After a 2012 trial, a jury found in favor of the claimants and against the policyholder awarding over $5.3 million dollars in damages. The policyholders’ estate then sued First Acceptance claiming that First Acceptance’s failure to settle the claims within the policy limits led to the excess judgment. The trial court granted summary judgment to First Acceptance only to have the Georgia Court of Appeals reverse the grant of summary judgment on the failure-to-settle claim.
The Georgia Supreme Court then granted the insurer’s petition for certiorari. First Acceptance argued that an insurance carrier’s duty to settle is not triggered until an injured claimant has made a valid settlement offer. The estate argued that the duty to settle is not dependent on specific language in a letter, rather the duty arises when “an ordinarily prudent insurer, giving its insured’s interests equal consideration to its own interest, would settle.”

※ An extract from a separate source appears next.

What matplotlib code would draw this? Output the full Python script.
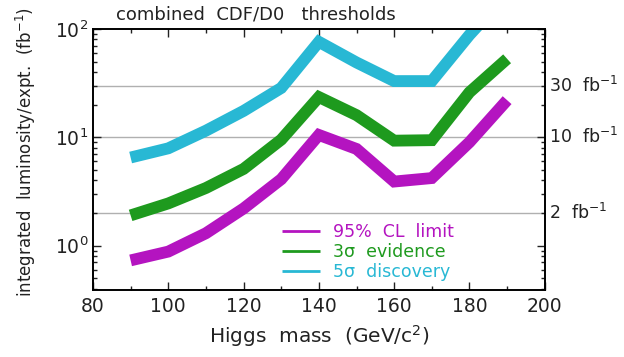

The Georgia Supreme Court agreed with First Acceptance in its unanimous decision, stating that an insurer’s duty to settle is not triggered until an injured claimant has made a valid settlement offer. It found that, when considering the two letters sent to First Acceptance on June 2, 2009 as a whole, they did not include a 30-day deadline for acceptance. Instead, the Court viewed the offer to settle for policy limits as an alternative to claimants’ participation in the proposed global settlement conference. Without a clear deadline, First Acceptance could not have reasonably known it needed to respond within a certain time or risk that its insured would be subject to a judgment in excess of the policy limits. Thus, the Court held First Acceptance did not act negligently or in bad faith when it failed to settle the claims within policy limits.
Georgia’s high court also addressed the estate’s argument that First Acceptance knew or should have known that the minor daughter’s injuries were the most severe, and therefore, it should have settled her claim first. The Georgia Supreme Court disagreed with this position, finding that there was no precedent requiring that an insurer settle part of multiple claims. Instead, it found that a settlement of multiple claims including the minor’s claim was in the insured’s best interest as such a settlement would reduce the overall risk of excess exposure.

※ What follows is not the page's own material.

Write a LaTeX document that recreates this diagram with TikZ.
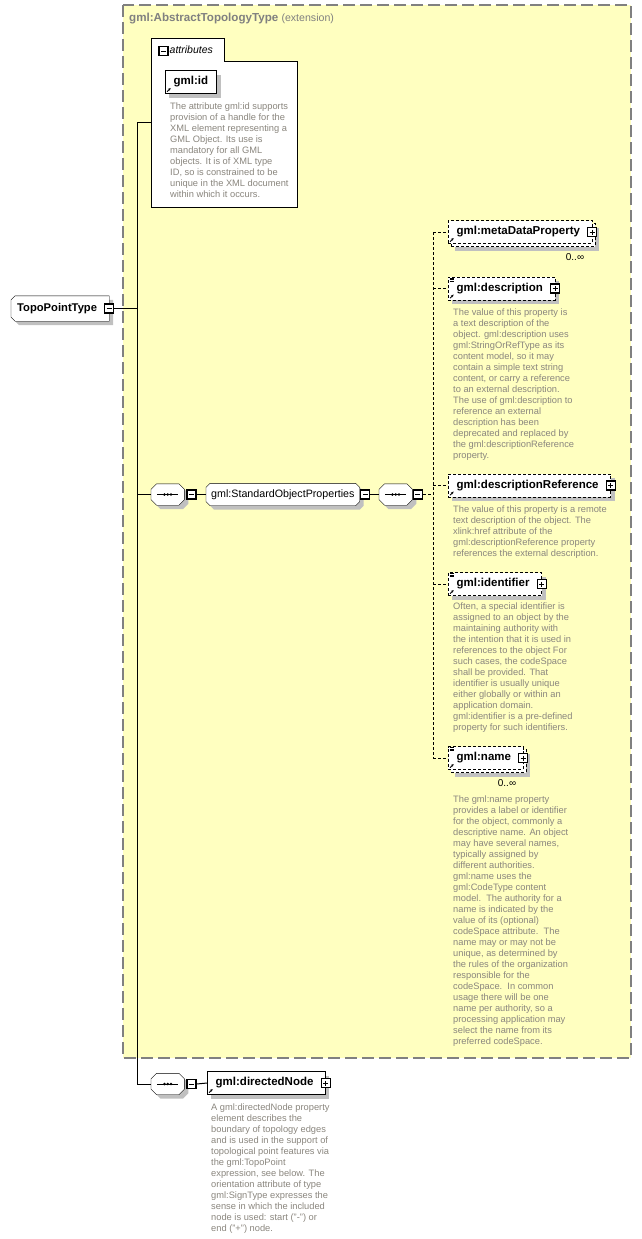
\documentclass[tikz,border=0pt]{standalone}
\usepackage{fontspec}
\setmainfont{Liberation Sans}
\usetikzlibrary{shadows,positioning,arrows.meta}

\definecolor{extfill}{RGB}{255,255,192}
\definecolor{extline}{RGB}{128,128,128}
\definecolor{descgray}{RGB}{138,134,126}
\definecolor{shadowgray}{RGB}{192,192,192}

\pgfdeclarelayer{frame}
\pgfdeclarelayer{outline}
\pgfsetlayers{frame,outline,main}

\tikzset{
  dropshade/.style={drop shadow={shadow xshift=4pt,shadow yshift=-4pt,fill=shadowgray,opacity=1}},
  elem/.style={draw,fill=white,minimum height=23pt,inner xsep=8.5pt,inner ysep=0pt,
    font=\fontsize{11.5}{13}\selectfont\bfseries},
  opt/.style={dash pattern=on 3pt off 2pt},
  plusroom/.style={execute at end node={\hspace*{3.5pt}}},
  pmbox/.style={draw,fill=white,minimum size=9pt,inner sep=0pt,line width=1.1pt},
  minus/.style={pmbox,path picture={
      \draw[line width=0.9pt] ([xshift=2pt]path picture bounding box.west) -- ([xshift=-2pt]path picture bounding box.east);}},
  plus/.style={pmbox,path picture={
      \draw[line width=0.9pt] ([xshift=2pt]path picture bounding box.west) -- ([xshift=-2pt]path picture bounding box.east);
      \draw[line width=0.9pt] ([yshift=-2pt]path picture bounding box.north) -- ([yshift=2pt]path picture bounding box.south);}},
  seq/.style={minimum width=33pt,minimum height=21pt,inner sep=0pt},
  group/.style={minimum height=22pt,inner xsep=5pt,inner ysep=0pt,font=\fontsize{10.7}{12}\selectfont},
  topo/.style={minimum height=25pt,inner xsep=6pt,inner ysep=0pt,font=\fontsize{11.2}{13}\selectfont\bfseries,
    execute at end node={\hspace*{6pt}}},
  desc/.style={anchor=north west,align=left,inner sep=0pt,text=descgray,
    font=\fontsize{9.3}{11}\selectfont},
  occurs/.style={font=\fontsize{10}{12}\selectfont,inner sep=0pt},
  conn/.style={line width=1pt},
  optconn/.style={line width=1pt,opt},
}

% outline with all four corners cut
\newcommand{\cutbox}[2]{%
  \begin{pgfonlayer}{outline}
  \draw[fill=white,dropshade] ([xshift=#2]#1.north west) -- ([xshift=-#2]#1.north east)
    -- ([yshift=-#2]#1.north east) -- ([yshift=#2]#1.south east)
    -- ([xshift=-#2]#1.south east) -- ([xshift=#2]#1.south west)
    -- ([yshift=#2]#1.south west) -- ([yshift=-#2]#1.north west) -- cycle;
  \end{pgfonlayer}}
% outline with the left corners cut
\newcommand{\leftcutbox}[2]{%
  \begin{pgfonlayer}{outline}
  \draw[fill=white,dropshade] ([xshift=#2]#1.north west) -- (#1.north east)
    -- (#1.south east) -- ([xshift=#2]#1.south west)
    -- ([yshift=#2]#1.south west) -- ([yshift=-#2]#1.north west) -- cycle;
  \end{pgfonlayer}}
% sequence sign
\newcommand{\seqsign}[1]{%
  \cutbox{#1}{5.5pt}
  \draw ([xshift=6pt]#1.west) -- ([xshift=-6pt]#1.east);
  \foreach \d in {-3.3,0,3.3} \fill ([xshift=\d pt]#1.center) circle (1.4pt);}
\newcommand{\refmark}[1]{%
  \draw[line width=0.8pt,-{Stealth[length=2.6pt,width=2.6pt]}] ([xshift=2pt,yshift=2pt]#1.south west) -- ++(3.6,-3.6);}
\newcommand{\simplemark}[1]{%
  \foreach \k in {1.2,2.7,4.2}
    \draw[line width=0.6pt] ([xshift=1.5pt,yshift=-\k pt]#1.north west) -- ++(4,0);}

\begin{document}
\begin{tikzpicture}[x=1pt,y=-1pt,line width=1pt]
\useasboundingbox (0,0) rectangle (641,1239);

% extension of gml:AbstractTopologyType
\begin{pgfonlayer}{frame}
\draw[extline,fill=extfill,line width=1.5pt,dash pattern=on 12pt off 5pt] (123,5) rectangle (631,1058);
\end{pgfonlayer}
\node[anchor=west,inner sep=0pt,text=extline,font=\fontsize{11.6}{13}\selectfont\bfseries] (exttitle) at (129,19)
  {gml:AbstractTopologyType {\mdseries\fontsize{10.6}{12}\selectfont(extension)}};

% attributes
\draw[fill=white] (151,38) -- (224,38) -- (224,61) -- (297,61) -- (297,207) -- (151,207) -- cycle;
\node[minus] (attrminus) at (163.5,51) {};
\node[anchor=west,inner sep=0pt,font=\fontsize{10.5}{12}\selectfont\itshape] (attrlabel) at (169.5,50) {attributes};
\coordinate (attrs) at (151,122);

\node[elem,dropshade,anchor=west] (gmlid) at (165,82) {gml:id};
\refmark{gmlid}
\node[desc] (gmliddesc) at (170,102.5) {The attribute gml:id supports\\provision of a handle for the\\XML element representing a\\GML Object. Its use is\\mandatory for all GML\\objects. It is of XML type\\ID, so is constrained to be\\unique in the XML document\\within which it occurs.};

% the type
\node[topo,anchor=west] (topo) at (11,308.5) {TopoPointType};
\leftcutbox{topo}{4pt}
\node[minus] (topominus) at (topo.east) {};

% sequence with the standard object properties
\node[seq,anchor=west] (seqa) at (151,494.5) {};
\seqsign{seqa}
\node[minus,right=2pt of seqa] (seqaminus) {};
\node[group,anchor=west] (sop) at (206,494.5) {gml:StandardObjectProperties};
\cutbox{sop}{4pt}
\node[minus,right=0.5pt of sop] (sopminus) {};
\node[seq,anchor=west] (seqb) at (379,494.5) {};
\seqsign{seqb}
\node[minus,right=0.5pt of seqb] (seqbminus) {};

% elements of the group
\node[elem,opt,dropshade,plusroom,anchor=west] (metaback) at (451,235) {\phantom{gml:metaDataProperty}};
\node[elem,opt,plusroom,anchor=west] (meta) at (448,232) {gml:metaDataProperty};
\node[plus] (metaplus) at (meta.east) {};
\refmark{meta}
\node[occurs] (metaoccurs) at (575,257) {0..∞};

\node[elem,opt,dropshade,plusroom,anchor=west] (descr) at (448,288.5) {gml:description};
\node[plus] (descrplus) at (descr.east) {};
\refmark{descr}
\simplemark{descr}
\node[desc] (descrdesc) at (453,308.5) {The value of this property is\\a text description of the\\object. gml:description uses\\gml:StringOrRefType as its\\content model, so it may\\contain a simple text string\\content, or carry a reference\\to an external description.\\The use of gml:description to\\reference an external\\description has been\\deprecated and replaced by\\the gml:descriptionReference\\property.};

\node[elem,opt,dropshade,plusroom,anchor=west] (descref) at (448,485.5) {gml:descriptionReference};
\node[plus] (descrefplus) at (descref.east) {};
\refmark{descref}
\node[desc] (descrefdesc) at (453,505.5) {The value of this property is a remote\\text description of the object. The\\xlink:href attribute of the\\gml:descriptionReference property\\references the external description.};

\node[elem,opt,dropshade,plusroom,anchor=west] (ident) at (448,584) {gml:identifier};
\node[plus] (identplus) at (ident.east) {};
\refmark{ident}
\simplemark{ident}
\node[desc] (identdesc) at (453,602.5) {Often, a special identifier is\\assigned to an object by the\\maintaining authority with\\the intention that it is used in\\references to the object For\\such cases, the codeSpace\\shall be provided. That\\identifier is usually unique\\either globally or within an\\application domain.\\gml:identifier is a pre-defined\\property for such identifiers.};

\node[elem,opt,dropshade,plusroom,anchor=west] (nameback) at (451,761) {\phantom{gml:name}};
\node[elem,opt,plusroom,anchor=west] (name) at (448,758) {gml:name};
\node[plus] (nameplus) at (name.east) {};
\refmark{name}
\simplemark{name}
\node[occurs] (nameoccurs) at (507,783) {0..∞};
\node[desc] (namedesc) at (453,795.5) {The gml:name property\\provides a label or identifier\\for the object, commonly a\\descriptive name. An object\\may have several names,\\typically assigned by\\different authorities.\\gml:name uses the\\gml:CodeType content\\model.\ \ The authority for a\\name is indicated by the\\value of its (optional)\\codeSpace attribute.\ \ The\\name may or may not be\\unique, as determined by\\the rules of the organization\\responsible for the\\codeSpace.\ \ In common\\usage there will be one\\name per authority, so a\\processing application may\\select the name from its\\preferred codeSpace.};

% directed node
\node[seq,anchor=west] (seqc) at (151,1084) {};
\seqsign{seqc}
\node[minus,right=2pt of seqc] (seqcminus) {};
\node[elem,dropshade,plusroom,anchor=west] (dirnode) at (207,1083) {gml:directedNode};
\node[plus] (dirnodeplus) at (dirnode.east) {};
\refmark{dirnode}
\node[desc] (dirnodedesc) at (211,1103.5) {A gml:directedNode property\\element describes the\\boundary of topology edges\\and is used in the support of\\topological point features via\\the gml:TopoPoint\\expression, see below. The\\orientation attribute of type\\gml:SignType expresses the\\sense in which the included\\node is used: start ("-") or\\end ("+") node.};

% connectors
\coordinate (trunktop) at (137,122);
\coordinate (trunkbot) at (137,1084);
\coordinate (fork) at (433,232);
\draw[conn] (trunktop) -- (trunkbot);
\draw[conn] (trunktop) -- (attrs);
\draw[conn] (topominus.east) -- (topominus -| trunktop);
\draw[conn] (seqa.west -| trunktop) -- (seqa.west);
\draw[conn] (trunkbot) -- (seqc.west);
\draw[conn] (seqaminus.east) -- (sop.west);
\draw[conn] (sopminus.east) -- (seqb.west);
\draw[conn] (seqcminus.east) -- (dirnode.west);
\draw[optconn] (seqbminus.east) -- (seqbminus -| fork);
\draw[optconn] (meta.west -| fork) -- (name.west -| fork);
\foreach \el in {meta,descr,descref,ident,name}
  \draw[optconn] (\el.west -| fork) -- (\el.west);

\end{tikzpicture}
\end{document}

Ultimately, First Acceptance dodged a $5.3 million dollar bullet with Georgia’s highest court concluding that First Acceptance was entitled to summary judgment and reinstating the trial court’s ruling. This case serves as an important reminder to be cognizant of language in correspondence from injured parties that could be considered to be a valid settlement offer and to diligently calendar response dates and timely respond to such offers.